Kota ini mengalami berbagai dinamika perkotaan, salah satunya pada masa Dinasti Abbasiyah. Hal ini ditandai dengan pengangkatan Ibrahim ibnu al-Aghlab oleh Khalifah Harun ar-Rasyid yang berkuasa antara tahun 786 hingga 809 M.
Ibrahim ibnu al-Aghlab merupakan gubernur pertama dari Dinasti Aghlabid di Tunisia. Saat itu wilayah kekuasaan Dinasti Aghlabid hingga ke wilayah Eropa seperti Italia, Malta, Sardinia hingga Korsika.
Kota Intelektual
Pada masa Dinasti Aghlabid, Kairouan tumbuh menjadi kota pusat intelektual. Kairouan memiliki pusat kegiatan intelektual bernama Bayt al-Hikmah atau Rumah Kebijaksanaan pada akhir abad ke-9.
Aktivitas intelektual di sana hampir menyamai Bayt al-Hikmah di Kota Baghdad. Para ilmuwan muslim banyak mempelajari berbagai bidang ilmu seperti kedokteran, astronomi, teknik hingga penerjemahan.
Para ilmuwan kedokteran yang lahir dari Bayt al-Hikmah di Kairouan diantaranya Ziad Ibnu Khalfun, Ishak Ibnu Imran, dan Ishak Ibnu Sulaiman.

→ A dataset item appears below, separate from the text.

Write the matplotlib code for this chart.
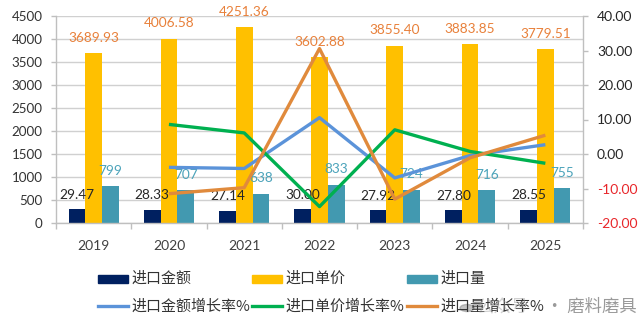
import matplotlib
matplotlib.use('Agg')
import matplotlib.pyplot as plt
import numpy as np
from matplotlib.patches import Rectangle, Circle
from matplotlib.lines import Line2D

plt.rcParams['font.family'] = ['Lato', 'Noto Sans CJK SC', 'DejaVu Sans']

years = ['2019', '2020', '2021', '2022', '2023', '2024', '2025']
amount = [29.47, 28.33, 27.14, 30.00, 27.92, 27.80, 28.55]
unit_price = [3689.93, 4006.58, 4251.36, 3602.88, 3855.40, 3883.85, 3779.51]
volume = [799, 707, 638, 833, 724, 716, 755]
amount_growth = [np.nan, -3.87, -4.20, 10.54, -6.93, -0.43, 2.70]
price_growth = [np.nan, 8.58, 6.11, -15.25, 7.01, 0.74, -2.69]
volume_growth = [np.nan, -11.51, -9.76, 30.56, -13.09, -1.10, 5.45]

AMOUNT_SCALE = 10  # amount bars drawn at x10 on the left axis

C_NAVY = '#002060'
C_YELLOW = '#FFC000'
C_TEAL = '#4299B0'
C_BLUE = '#5B93D9'
C_GREEN = '#00B050'
C_ORANGE = '#E08A3C'
C_GRID = '#D0D0D0'
C_SPINE = '#BFBFBF'

W, H = 643, 324
fig = plt.figure(figsize=(W / 100, H / 100), dpi=100)
L, R, T, B = 56, 583, 16, 223
ax = fig.add_axes([L / W, 1 - B / H, (R - L) / W, (B - T) / H])
ax2 = ax.twinx()

x = np.arange(len(years))
bw = 0.222
off = 0.222

b1 = ax.bar(x - off, np.array(amount) * AMOUNT_SCALE, bw, color=C_NAVY, zorder=2)
b2 = ax.bar(x, unit_price, bw, color=C_YELLOW, zorder=2)
b3 = ax.bar(x + off, volume, bw, color=C_TEAL, zorder=2)

lab_fs = 9.8
for xi, v in zip(x, amount):
    ax.annotate(f'{v:.2f}', (xi - off, v * AMOUNT_SCALE), xytext=(0, 10.5),
                textcoords='offset points', ha='center', va='center',
                fontsize=lab_fs, color='#262626', zorder=3)
for xi, v in zip(x, unit_price):
    ax.annotate(f'{v:.2f}', (xi, v), xytext=(0, 11),
                textcoords='offset points', ha='center', va='center',
                fontsize=lab_fs, color='#E8803A', zorder=3)
for xi, v in zip(x, volume):
    ax.annotate(f'{v}', (xi + off, v), xytext=(0, 11),
                textcoords='offset points', ha='center', va='center',
                fontsize=lab_fs, color='#4BA3BA', zorder=3)

ax.set_xlim(-0.5, len(years) - 0.5)
ax.set_ylim(0, 4500)
ax.set_yticks(np.arange(0, 4501, 500))
ax.yaxis.grid(True, color=C_GRID, linewidth=1.0)
ax.set_axisbelow(True)
ax.tick_params(axis='y', length=3.6, width=1, color=C_SPINE, pad=6,
               labelsize=9.6, labelcolor='#333333')
ax.set_xticks(x)
ax.set_xticklabels(years)
ax.set_xticks(np.arange(-0.5, len(years), 1), minor=True)
ax.tick_params(axis='x', which='major', length=0, pad=12, labelsize=10,
               labelcolor='#404040')
ax.tick_params(axis='x', which='minor', length=4.3, width=1, color=C_SPINE)
for s in ['top', 'right']:
    ax.spines[s].set_visible(False)
for s in ['left', 'bottom']:
    ax.spines[s].set_color(C_SPINE)
    ax.spines[s].set_linewidth(1)

lw = 2.4
ax2.plot(x, amount_growth, color=C_BLUE, lw=lw, solid_capstyle='butt')
ax2.plot(x, price_growth, color=C_GREEN, lw=lw, solid_capstyle='butt')
ax2.plot(x, volume_growth, color=C_ORANGE, lw=lw, solid_capstyle='butt')
ax2.set_ylim(-20, 40)
ax2.set_yticks(np.arange(-20, 41, 10))
ax2.set_yticklabels([f'{v:.2f}' for v in np.arange(-20, 41, 10)])
ax2.tick_params(axis='y', length=3.6, width=1, color=C_SPINE, pad=6.5,
                labelsize=10)
for lbl, v in zip(ax2.get_yticklabels(), np.arange(-20, 41, 10)):
    lbl.set_color('#E8262A' if v < 0 else '#262626')
for s in ['top', 'left', 'bottom']:
    ax2.spines[s].set_visible(False)
ax2.spines['right'].set_color(C_SPINE)
ax2.spines['right'].set_linewidth(1)

# legend (manual)
def fx(px):
    return px / W

def fy(py):
    return 1 - py / H

leg_fs = 10.8
cols = [98.3, 251.7, 406.7]
row1, row2 = 278.5, 305.5
bar_items = [('进口金额', C_NAVY), ('进口单价', C_YELLOW), ('进口量', C_TEAL)]
line_items = [('进口金额增长率%', C_BLUE), ('进口单价增长率%', C_GREEN), ('进口量增长率%', C_ORANGE)]
for cx, (name, col) in zip(cols, bar_items):
    fig.patches.append(Rectangle((fx(cx), fy(row1 + 4)), 30 / W, 8 / H,
                                 transform=fig.transFigure, color=col))
    fig.text(fx(cx + 33.5), fy(row1), name, fontsize=leg_fs, va='center',
             ha='left', color='#333333', family=['Noto Sans CJK SC', 'DejaVu Sans'])
for cx, (name, col) in zip(cols, line_items):
    fig.lines.append(Line2D([fx(cx), fx(cx + 30)], [fy(row2), fy(row2)],
                            transform=fig.transFigure, color=col, lw=2.4))
    fig.text(fx(cx + 33.5), fy(row2 + 0.5), name, fontsize=leg_fs, va='center',
             ha='left', color='#333333', family=['Noto Sans CJK SC', 'DejaVu Sans'])

# watermark
fig.patches.append(Circle((fx(467), fy(308)), 7 / W, transform=fig.transFigure,
                          color='#888888', alpha=0.5))
fig.text(fx(476), fy(307), '公众号', fontsize=12.5, va='center', ha='left',
         color='#999999', alpha=0.45, family=['Noto Sans CJK SC', 'DejaVu Sans'])
fig.text(fx(546), fy(307), '· 磨料磨具', fontsize=12.5, va='center', ha='left',
         color='#9A9A9A', family=['Noto Sans CJK SC', 'DejaVu Sans'])

fig.savefig('out.png', dpi=100)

Karya-karya mereka banyak diterjemahkan oleh Constantine The African pada abad ke-11. Hasil terjemahannya ke bahasa latin menjadi rujukan utama di Sekolah Kedokteran Salerno, Italia Selatan.
Kitab-kitab karya para ilmuwan muslim dari Kairouan yang diterjemahkan oleh Constantine The African diantaranya berjudul Kitab Al-Maliki karya Ali al-Majusi, Al-Makala fi’l Malikhuliya (Melankolis) dari Ishak Ibnu Imran, Bawl (kencing), al-Humayyat, al-Aghdiya (Diet) karya Ishak al-Israili, dan lain-lain.

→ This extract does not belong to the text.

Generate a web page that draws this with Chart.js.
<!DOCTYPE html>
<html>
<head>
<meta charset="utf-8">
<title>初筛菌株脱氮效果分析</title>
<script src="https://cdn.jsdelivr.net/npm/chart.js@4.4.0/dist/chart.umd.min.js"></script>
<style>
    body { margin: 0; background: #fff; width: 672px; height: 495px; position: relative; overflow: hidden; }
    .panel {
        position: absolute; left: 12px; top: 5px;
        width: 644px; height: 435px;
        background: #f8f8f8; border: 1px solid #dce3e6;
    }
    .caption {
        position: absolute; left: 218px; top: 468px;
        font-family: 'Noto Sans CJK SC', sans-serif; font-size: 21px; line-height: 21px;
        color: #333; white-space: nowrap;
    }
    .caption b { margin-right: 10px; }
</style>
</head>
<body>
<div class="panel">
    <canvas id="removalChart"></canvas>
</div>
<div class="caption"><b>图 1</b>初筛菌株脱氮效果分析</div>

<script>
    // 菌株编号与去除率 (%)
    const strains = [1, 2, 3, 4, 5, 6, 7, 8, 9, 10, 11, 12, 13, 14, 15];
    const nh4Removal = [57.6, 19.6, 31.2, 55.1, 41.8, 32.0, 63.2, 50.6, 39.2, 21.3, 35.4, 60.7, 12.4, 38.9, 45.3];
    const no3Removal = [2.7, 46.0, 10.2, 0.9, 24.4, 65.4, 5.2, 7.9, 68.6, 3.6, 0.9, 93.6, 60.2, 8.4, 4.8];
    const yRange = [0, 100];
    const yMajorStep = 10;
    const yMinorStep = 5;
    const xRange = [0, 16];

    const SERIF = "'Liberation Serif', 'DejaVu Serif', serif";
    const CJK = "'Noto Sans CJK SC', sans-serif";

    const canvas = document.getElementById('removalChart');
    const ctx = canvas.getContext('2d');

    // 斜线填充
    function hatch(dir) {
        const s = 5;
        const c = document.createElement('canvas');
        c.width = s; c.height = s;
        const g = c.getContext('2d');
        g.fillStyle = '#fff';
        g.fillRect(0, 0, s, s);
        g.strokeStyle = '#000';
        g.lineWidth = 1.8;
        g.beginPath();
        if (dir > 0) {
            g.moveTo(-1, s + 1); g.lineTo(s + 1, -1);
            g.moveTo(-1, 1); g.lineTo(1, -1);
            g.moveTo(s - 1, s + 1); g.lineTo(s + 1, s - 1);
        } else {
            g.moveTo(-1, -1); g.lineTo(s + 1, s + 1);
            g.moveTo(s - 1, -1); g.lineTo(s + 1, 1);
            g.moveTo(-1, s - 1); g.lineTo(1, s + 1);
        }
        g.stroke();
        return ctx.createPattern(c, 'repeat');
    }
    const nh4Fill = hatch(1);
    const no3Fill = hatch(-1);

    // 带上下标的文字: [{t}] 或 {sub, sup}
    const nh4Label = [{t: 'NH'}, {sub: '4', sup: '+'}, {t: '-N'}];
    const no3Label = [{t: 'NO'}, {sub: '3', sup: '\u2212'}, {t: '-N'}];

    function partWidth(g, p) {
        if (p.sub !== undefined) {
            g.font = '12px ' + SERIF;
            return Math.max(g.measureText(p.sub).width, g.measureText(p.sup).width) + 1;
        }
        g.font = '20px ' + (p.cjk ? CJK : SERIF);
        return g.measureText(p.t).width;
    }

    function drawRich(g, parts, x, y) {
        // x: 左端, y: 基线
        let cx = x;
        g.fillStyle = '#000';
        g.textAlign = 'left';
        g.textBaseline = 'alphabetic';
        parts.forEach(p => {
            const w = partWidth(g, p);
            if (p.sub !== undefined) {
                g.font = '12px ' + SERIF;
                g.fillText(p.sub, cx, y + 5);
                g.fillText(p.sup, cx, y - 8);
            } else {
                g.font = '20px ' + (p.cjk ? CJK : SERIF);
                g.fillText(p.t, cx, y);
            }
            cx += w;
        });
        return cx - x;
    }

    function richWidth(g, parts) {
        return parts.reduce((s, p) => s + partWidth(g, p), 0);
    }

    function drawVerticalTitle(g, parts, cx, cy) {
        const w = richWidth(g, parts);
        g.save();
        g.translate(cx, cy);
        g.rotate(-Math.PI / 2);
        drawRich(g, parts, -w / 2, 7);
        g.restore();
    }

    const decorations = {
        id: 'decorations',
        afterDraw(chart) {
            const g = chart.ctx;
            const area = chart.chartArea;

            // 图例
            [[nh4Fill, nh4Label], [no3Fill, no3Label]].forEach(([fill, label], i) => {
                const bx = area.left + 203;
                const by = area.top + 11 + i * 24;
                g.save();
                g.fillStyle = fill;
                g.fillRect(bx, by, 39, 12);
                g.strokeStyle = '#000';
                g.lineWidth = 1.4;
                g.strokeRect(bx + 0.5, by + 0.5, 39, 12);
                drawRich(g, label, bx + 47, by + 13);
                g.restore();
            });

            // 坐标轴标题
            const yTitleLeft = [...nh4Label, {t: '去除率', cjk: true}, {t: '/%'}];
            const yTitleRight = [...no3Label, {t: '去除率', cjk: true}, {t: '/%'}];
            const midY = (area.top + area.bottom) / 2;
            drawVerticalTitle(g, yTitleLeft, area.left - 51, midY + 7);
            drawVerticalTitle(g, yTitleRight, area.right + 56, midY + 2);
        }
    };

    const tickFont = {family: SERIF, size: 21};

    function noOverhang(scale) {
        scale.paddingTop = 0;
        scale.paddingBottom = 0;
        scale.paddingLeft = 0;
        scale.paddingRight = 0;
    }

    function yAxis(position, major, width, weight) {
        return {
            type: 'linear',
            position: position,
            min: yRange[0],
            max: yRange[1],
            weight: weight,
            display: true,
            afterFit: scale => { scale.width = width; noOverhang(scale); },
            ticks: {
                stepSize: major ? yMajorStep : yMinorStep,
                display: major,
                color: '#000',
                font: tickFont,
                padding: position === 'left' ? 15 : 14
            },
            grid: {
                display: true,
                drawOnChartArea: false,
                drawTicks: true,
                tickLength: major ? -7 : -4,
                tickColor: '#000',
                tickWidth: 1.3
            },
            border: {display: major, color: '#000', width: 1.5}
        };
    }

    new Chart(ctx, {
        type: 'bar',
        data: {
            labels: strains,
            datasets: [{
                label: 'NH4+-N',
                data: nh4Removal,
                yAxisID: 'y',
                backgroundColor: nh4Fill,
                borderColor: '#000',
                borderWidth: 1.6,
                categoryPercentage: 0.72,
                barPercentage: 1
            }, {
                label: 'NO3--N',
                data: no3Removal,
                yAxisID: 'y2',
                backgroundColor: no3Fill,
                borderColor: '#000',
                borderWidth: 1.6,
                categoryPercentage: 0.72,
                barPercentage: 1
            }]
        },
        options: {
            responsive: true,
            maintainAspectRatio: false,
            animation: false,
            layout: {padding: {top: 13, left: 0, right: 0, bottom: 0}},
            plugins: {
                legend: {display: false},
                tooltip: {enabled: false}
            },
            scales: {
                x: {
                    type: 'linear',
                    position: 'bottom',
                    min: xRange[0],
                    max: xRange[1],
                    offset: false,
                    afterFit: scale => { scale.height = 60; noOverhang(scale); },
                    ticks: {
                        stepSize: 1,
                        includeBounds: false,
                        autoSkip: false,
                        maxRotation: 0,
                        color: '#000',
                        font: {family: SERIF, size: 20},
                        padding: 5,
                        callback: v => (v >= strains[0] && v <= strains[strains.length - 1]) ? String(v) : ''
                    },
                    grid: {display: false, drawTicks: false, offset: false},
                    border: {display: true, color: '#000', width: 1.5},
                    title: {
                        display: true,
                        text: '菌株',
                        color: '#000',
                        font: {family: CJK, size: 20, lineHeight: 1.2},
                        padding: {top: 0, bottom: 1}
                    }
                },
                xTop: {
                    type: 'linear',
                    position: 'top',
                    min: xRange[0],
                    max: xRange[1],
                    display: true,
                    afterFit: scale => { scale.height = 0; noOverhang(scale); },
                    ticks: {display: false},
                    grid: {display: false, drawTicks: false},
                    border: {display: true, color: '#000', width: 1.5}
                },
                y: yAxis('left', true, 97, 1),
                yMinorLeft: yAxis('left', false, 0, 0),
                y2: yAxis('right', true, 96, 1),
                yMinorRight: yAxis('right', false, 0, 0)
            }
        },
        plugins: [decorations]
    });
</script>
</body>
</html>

Kota Kairouan juga memiliki rumah sakit bernama ad-Dimnah yang didirikan tahun 830 H. Lokasi rumah sakit bersebelahan dengan Masjid Agung Kairouan atau Masjid Uqbah bin Nafi.
Bangunan-bangunan rumah sakit di seluruh wilayah kekuasaan Dinasti Aghlabid diberi nama ad-Dimnah. Kompleks rumah sakit dilengkapi dengan berbagai fasilitas seperti ruang tunggu, masjid, madrasah hingga pemandian umum.
Masjid Agung Kairouan yang dilengkapi dengan perpustakaan dilengkapi dengan manuskrip-manuskrip kuno. Salah satunya dengan penemuan katalog manuskrip terbitan tahun 693 H atau 1293 M.